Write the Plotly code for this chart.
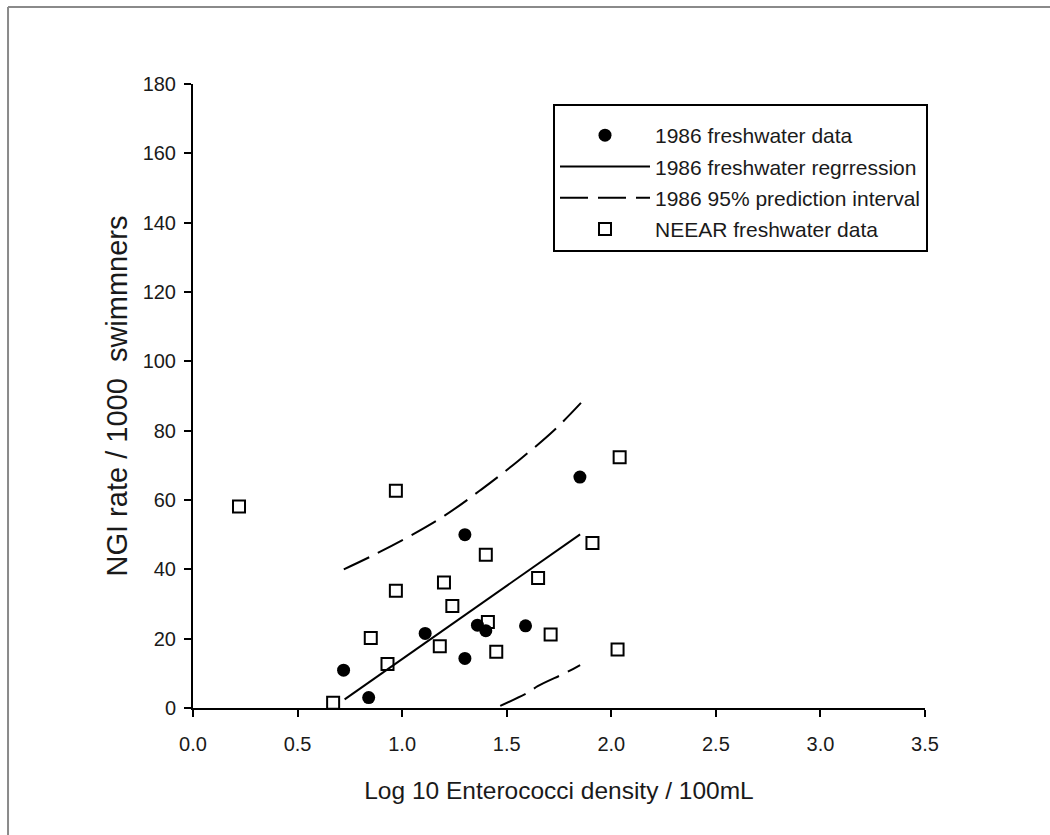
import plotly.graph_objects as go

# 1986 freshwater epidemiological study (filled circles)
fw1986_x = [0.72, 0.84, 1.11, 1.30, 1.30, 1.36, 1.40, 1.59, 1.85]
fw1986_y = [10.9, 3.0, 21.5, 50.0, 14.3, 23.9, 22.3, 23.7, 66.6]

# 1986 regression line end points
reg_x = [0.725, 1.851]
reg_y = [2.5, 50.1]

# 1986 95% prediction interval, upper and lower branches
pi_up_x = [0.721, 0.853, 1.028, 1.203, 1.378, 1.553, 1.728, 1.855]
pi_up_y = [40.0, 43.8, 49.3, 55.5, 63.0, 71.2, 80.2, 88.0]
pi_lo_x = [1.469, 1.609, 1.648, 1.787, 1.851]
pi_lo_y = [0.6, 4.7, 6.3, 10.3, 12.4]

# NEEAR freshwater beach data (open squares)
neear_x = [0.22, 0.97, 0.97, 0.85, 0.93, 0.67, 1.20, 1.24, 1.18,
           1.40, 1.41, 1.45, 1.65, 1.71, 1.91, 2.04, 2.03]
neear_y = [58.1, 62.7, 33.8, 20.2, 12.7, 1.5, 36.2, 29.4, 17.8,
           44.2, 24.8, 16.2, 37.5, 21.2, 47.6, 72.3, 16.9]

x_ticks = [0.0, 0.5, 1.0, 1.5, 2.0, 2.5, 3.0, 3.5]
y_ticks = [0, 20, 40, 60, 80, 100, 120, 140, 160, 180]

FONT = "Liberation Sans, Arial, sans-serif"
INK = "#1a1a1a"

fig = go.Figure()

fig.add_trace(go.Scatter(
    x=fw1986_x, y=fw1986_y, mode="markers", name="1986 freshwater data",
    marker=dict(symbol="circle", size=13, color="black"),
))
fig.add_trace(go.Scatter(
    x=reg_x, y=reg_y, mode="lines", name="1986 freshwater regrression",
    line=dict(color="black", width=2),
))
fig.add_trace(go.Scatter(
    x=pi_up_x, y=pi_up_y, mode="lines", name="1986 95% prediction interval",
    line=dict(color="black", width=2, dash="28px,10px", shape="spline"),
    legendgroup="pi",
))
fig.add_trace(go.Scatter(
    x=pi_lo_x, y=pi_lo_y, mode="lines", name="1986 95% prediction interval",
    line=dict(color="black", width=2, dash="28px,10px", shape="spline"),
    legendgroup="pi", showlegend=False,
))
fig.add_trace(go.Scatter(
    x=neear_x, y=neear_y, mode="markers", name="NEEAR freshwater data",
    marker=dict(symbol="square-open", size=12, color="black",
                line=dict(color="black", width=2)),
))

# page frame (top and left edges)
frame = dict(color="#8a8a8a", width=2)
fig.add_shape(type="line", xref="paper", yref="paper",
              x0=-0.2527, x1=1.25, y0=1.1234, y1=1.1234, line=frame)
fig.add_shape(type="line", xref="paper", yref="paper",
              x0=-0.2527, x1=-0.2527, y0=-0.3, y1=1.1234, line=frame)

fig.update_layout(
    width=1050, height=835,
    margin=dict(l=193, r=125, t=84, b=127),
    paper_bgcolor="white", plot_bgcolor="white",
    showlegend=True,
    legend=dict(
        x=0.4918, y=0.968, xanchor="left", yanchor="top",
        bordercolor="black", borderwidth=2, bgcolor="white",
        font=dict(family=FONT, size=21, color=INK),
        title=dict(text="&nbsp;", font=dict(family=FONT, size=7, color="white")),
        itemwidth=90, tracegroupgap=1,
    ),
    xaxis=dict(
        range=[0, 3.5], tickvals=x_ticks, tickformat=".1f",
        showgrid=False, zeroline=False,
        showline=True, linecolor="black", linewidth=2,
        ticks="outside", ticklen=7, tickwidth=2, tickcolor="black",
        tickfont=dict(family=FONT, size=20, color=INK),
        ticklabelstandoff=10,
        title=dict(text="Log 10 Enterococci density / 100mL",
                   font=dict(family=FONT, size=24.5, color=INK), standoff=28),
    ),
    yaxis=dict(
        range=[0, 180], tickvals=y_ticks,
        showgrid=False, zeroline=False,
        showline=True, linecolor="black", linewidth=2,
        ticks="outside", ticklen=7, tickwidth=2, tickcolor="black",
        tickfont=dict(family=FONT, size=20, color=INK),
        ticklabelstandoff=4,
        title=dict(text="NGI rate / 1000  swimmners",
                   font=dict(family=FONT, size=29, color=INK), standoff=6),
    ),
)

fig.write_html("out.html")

THE TASK: Leave out the pictures and repeat the lines from the start of the material through the line with "fw1986_y = [10.9, 3.0, 21.5, 50.0, 14.3, 23.9, 22.3, 23.7, 66.6]", inclusive.

WRITTEN REPLY:
Write the Plotly code for this chart.
import plotly.graph_objects as go

# 1986 freshwater epidemiological study (filled circles)
fw1986_x = [0.72, 0.84, 1.11, 1.30, 1.30, 1.36, 1.40, 1.59, 1.85]
fw1986_y = [10.9, 3.0, 21.5, 50.0, 14.3, 23.9, 22.3, 23.7, 66.6]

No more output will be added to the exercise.